Article

Laser enhancement may provide solution to 'waxy vision' complaints

Wavefront aberrometry should be considered for evaluation of patients who complain about their vision following implantation of the apodized diffractive IOL (ReSTOR, Alcon Laboratories) because it may reveal refractive errors amenable to laser vision enhancement, said Samuel Masket, MD. He is clinical professor, Jules Stein Eye Institute, University of California Los Angeles.

Wavefront aberrometry should be considered for evaluation of patients who complain about their vision following implantation of the apodized diffractive IOL (ReSTOR, Alcon Laboratories) because it may reveal refractive errors amenable to laser vision enhancement, said Samuel Masket, MD. He is clinical professor, Jules Stein Eye Institute, University of California Los Angeles.

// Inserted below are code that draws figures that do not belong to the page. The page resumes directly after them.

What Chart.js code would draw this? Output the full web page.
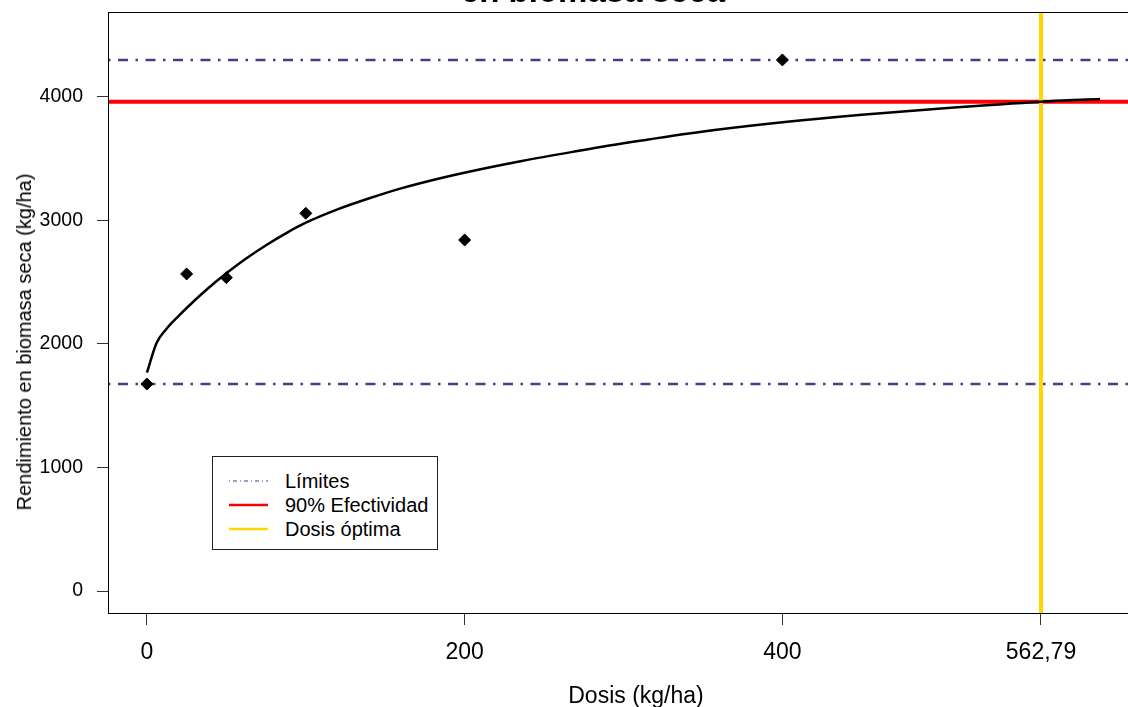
<!DOCTYPE html>
<html>
<head>
<meta charset="utf-8">
<script src="https://cdn.jsdelivr.net/npm/chart.js@4.4.1/dist/chart.umd.min.js"></script>
<style>
  html, body { margin: 0; padding: 0; background: #fff; overflow: hidden; }
  body { width: 1128px; height: 707px; position: relative; font-family: 'Liberation Sans', Arial, sans-serif; color: #000; }
  #wrap { position: absolute; left: 0; top: 0; width: 1150px; height: 707px; }
  .lbl { position: absolute; white-space: nowrap; }
  #title { left: 393px; width: 400px; top: -29px; text-align: center; font: bold 33px/40px 'Liberation Sans', Arial, sans-serif; }
  #xTitle { left: 436px; width: 400px; top: 681px; text-align: center; font: 23px/28px 'Liberation Sans', Arial, sans-serif; }
  #yTitle { left: 24px; top: 342px; font: 20px/20px 'Liberation Sans', Arial, sans-serif; transform: translate(-50%, -50%) rotate(-90deg); }
  #legend { position: absolute; left: 212px; top: 456px; width: 226px; height: 94px; box-sizing: border-box; border: 1px solid #222; background: #fff; }
  #legend .row { position: absolute; left: 0; width: 100%; height: 24px; font: 20px/24px 'Liberation Sans', Arial, sans-serif; }
  #legend svg { position: absolute; left: 16px; top: 0; }
  #legend span { position: absolute; left: 72px; top: 0; }
</style>
</head>
<body>
<div id="wrap"><canvas id="chart" width="1150" height="707"></canvas></div>
<div class="lbl" id="title">en biomasa seca</div>
<div class="lbl" id="xTitle">Dosis (kg/ha)</div>
<div class="lbl" id="yTitle">Rendimiento en biomasa seca (kg/ha)</div>
<div id="legend"></div>
<script>
// observed yield per dose
const dosis = [0, 25, 50, 100, 200, 400];
const rendimiento = [1676, 2567, 2537, 3058, 2842, 4300];

// fitted curve
const curvaDosis = [0, 6, 12, 20, 28, 38, 50, 62, 75, 88, 100, 120, 142, 160, 184, 210, 236, 270, 300, 347, 400, 450, 500, 562.79, 600];
const curvaRend = [1768, 2006, 2118, 2228, 2328, 2445, 2572, 2688, 2800, 2900, 2982, 3090, 3188, 3260, 3340, 3415, 3482, 3560, 3625, 3715, 3795, 3856, 3907, 3962, 3984];

const limites = [1676, 4300];
const efectividad90 = 3962;
const dosisOptima = 562.79;

const xTicks = [0, 200, 400, dosisOptima];
const yTicks = [0, 1000, 2000, 3000, 4000];

const legendItems = [
  { label: 'Límites', color: '#483D8B', width: 1, dash: '1 3 4 3' },
  { label: '90% Efectividad', color: '#FF0000', width: 2.5, dash: '' },
  { label: 'Dosis óptima', color: '#FFD700', width: 2.5, dash: '' },
];

Chart.defaults.font.family = "'Liberation Sans', Arial, sans-serif";
Chart.defaults.color = '#000';

const fmt = v => String(v).replace('.', ',');

// keep the plot box exactly where the layout padding puts it
function fixBox(s, key, size) {
  s[key] = size;
  s.paddingTop = 0;
  s.paddingBottom = 0;
  s.paddingLeft = 0;
  s.paddingRight = 0;
}

// horizontal / vertical reference lines (abline style) under the points, and the plot box
const refLines = {
  id: 'refLines',
  beforeDatasetsDraw(chart) {
    const { ctx, chartArea: a, scales: { x, y } } = chart;
    ctx.save();
    ctx.beginPath();
    ctx.rect(a.left, a.top, a.right - a.left, a.bottom - a.top);
    ctx.clip();

    const hline = (v, color, w, dash) => {
      const py = y.getPixelForValue(v);
      ctx.beginPath();
      ctx.setLineDash(dash);
      ctx.lineWidth = w;
      ctx.strokeStyle = color;
      ctx.moveTo(a.left, py);
      ctx.lineTo(a.right, py);
      ctx.stroke();
    };

    hline(efectividad90, '#FF0000', 4, []);

    const px = x.getPixelForValue(dosisOptima);
    ctx.beginPath();
    ctx.setLineDash([]);
    ctx.lineWidth = 4;
    ctx.strokeStyle = '#FFD700';
    ctx.moveTo(px, a.top);
    ctx.lineTo(px, a.bottom);
    ctx.stroke();

    limites.forEach(v => hline(v, '#483D8B', 2.5, [2.5, 7.5, 10, 7.5]));
    ctx.restore();
  },
  afterDraw(chart) {
    const { ctx, chartArea: a } = chart;
    ctx.save();
    ctx.lineWidth = 1;
    ctx.strokeStyle = '#000';
    ctx.strokeRect(Math.round(a.left) + 0.5, Math.round(a.top) + 0.5,
      Math.round(a.right - a.left), Math.round(a.bottom - a.top));
    ctx.restore();
  },
};

new Chart(document.getElementById('chart'), {
  type: 'scatter',
  data: {
    datasets: [
      {
        label: 'Observado',
        data: dosis.map((d, i) => ({ x: d, y: rendimiento[i] })),
        pointStyle: 'rectRot',
        pointRadius: 6,
        pointBorderWidth: 1,
        backgroundColor: '#000',
        borderColor: '#000',
        order: 2,
      },
      {
        label: 'Curva',
        data: curvaDosis.map((d, i) => ({ x: d, y: curvaRend[i] })),
        showLine: true,
        pointRadius: 0,
        borderColor: '#000',
        borderWidth: 2.5,
        cubicInterpolationMode: 'monotone',
        order: 1,
      },
    ],
  },
  options: {
    responsive: false,
    animation: false,
    layout: { padding: { top: 12, left: 0, right: 4, bottom: 0 } },
    plugins: {
      legend: { display: false },
      title: { display: false },
      tooltip: { enabled: false },
    },
    scales: {
      x: {
        type: 'linear',
        min: -24.5,
        max: 627,
        afterFit: s => fixBox(s, 'height', 94),
        afterBuildTicks: s => { s.ticks = xTicks.map(v => ({ value: v })); },
        ticks: {
          autoSkip: false,
          maxRotation: 0,
          padding: 14,
          font: { size: 23 },
          callback: v => fmt(v),
        },
        grid: { drawOnChartArea: false, drawTicks: true, tickLength: 12, color: '#333', lineWidth: 1 },
        border: { display: false },
      },
      y: {
        type: 'linear',
        min: -178,
        max: 4688,
        afterFit: s => fixBox(s, 'width', 108),
        afterBuildTicks: s => { s.ticks = yTicks.map(v => ({ value: v })); },
        ticks: {
          autoSkip: false,
          padding: 14,
          font: { size: 19.5 },
          callback: v => fmt(v),
        },
        grid: { drawOnChartArea: false, drawTicks: true, tickLength: 11, color: '#333', lineWidth: 1 },
        border: { display: false },
      },
    },
  },
  plugins: [refLines],
});

// legend box in the lower left of the plot
const legend = document.getElementById('legend');
legendItems.forEach((item, i) => {
  const row = document.createElement('div');
  row.className = 'row';
  row.style.top = (12 + i * 24) + 'px';
  row.innerHTML =
    `<svg width="39" height="24"><line x1="0" y1="12" x2="39" y2="12" stroke="${item.color}" ` +
    `stroke-width="${item.width}" stroke-dasharray="${item.dash}"/></svg><span>${item.label}</span>`;
  legend.appendChild(row);
});
</script>
</body>
</html>
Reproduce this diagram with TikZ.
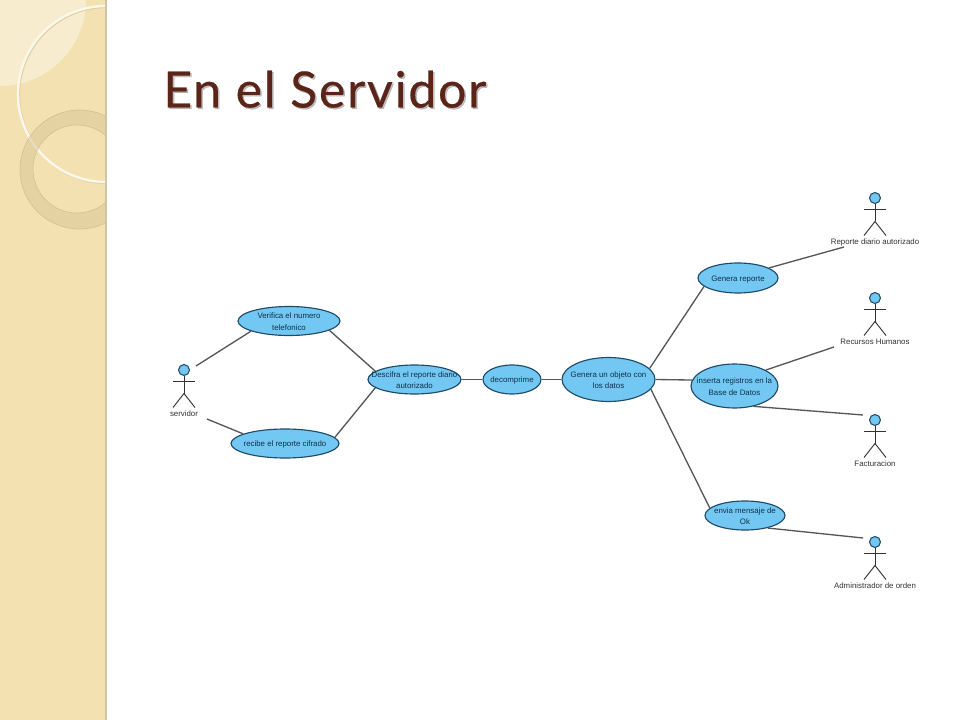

Dr. Masket said he was prompted to evaluate an unhappy diffractive IOL patient with wavefront aberrometry based on a report from Paolo Vinciguerra, MD, that decentration of the diffractive IOL may be associated with induction of higher-order aberrations. The patient Dr. Masket described had achieved uncorrected distance visual acuity (UCDVA) of 20/30 and uncorrected near visual acuity (UCNVA) of J2 early after surgery, but her visual acuity results worsened to 20/40 and J3, respectively at 6 weeks. With clinical refraction, she improved to only 20/30.

Dr. Masket was surprised to find on wavefront aberrometry that the patient had a significantly greater degree of mixed astigmatism than was identified in the clinical refraction. When a contact lens trial was done to correct the error, the patient's vision improved dramatically. Subsequent conventional LASIK was performed and the patient achieved 20/20 UCDVA and J1 at near.

Dr. Masket presented outcomes from a total of six eyes that he treated with conventional LASIK enhancement to treat mixed astigmatism found on wavefront aberrometry. He reported all achieved UCDVA of 20/25 and UCNVA of J1 or better along with spectacle independence.

"Due to the nature of its diffractive optics, the [apodized diffractive] IOL appears to be very sensitive to ametropia," Dr. Masket said. "Experience in this small series of eyes suggests aberrometry provides more accurate evaluation of postoperative refractive errors than clinical refraction and should be considered for patients with suboptimal visual results with no obvious cause.

"It is possible that reports of waxy or 'Vaseline' vision after [diffractive IOL] implantation may be related purely to refractive errors rather than reflect an inherent problem of the optic design," he said.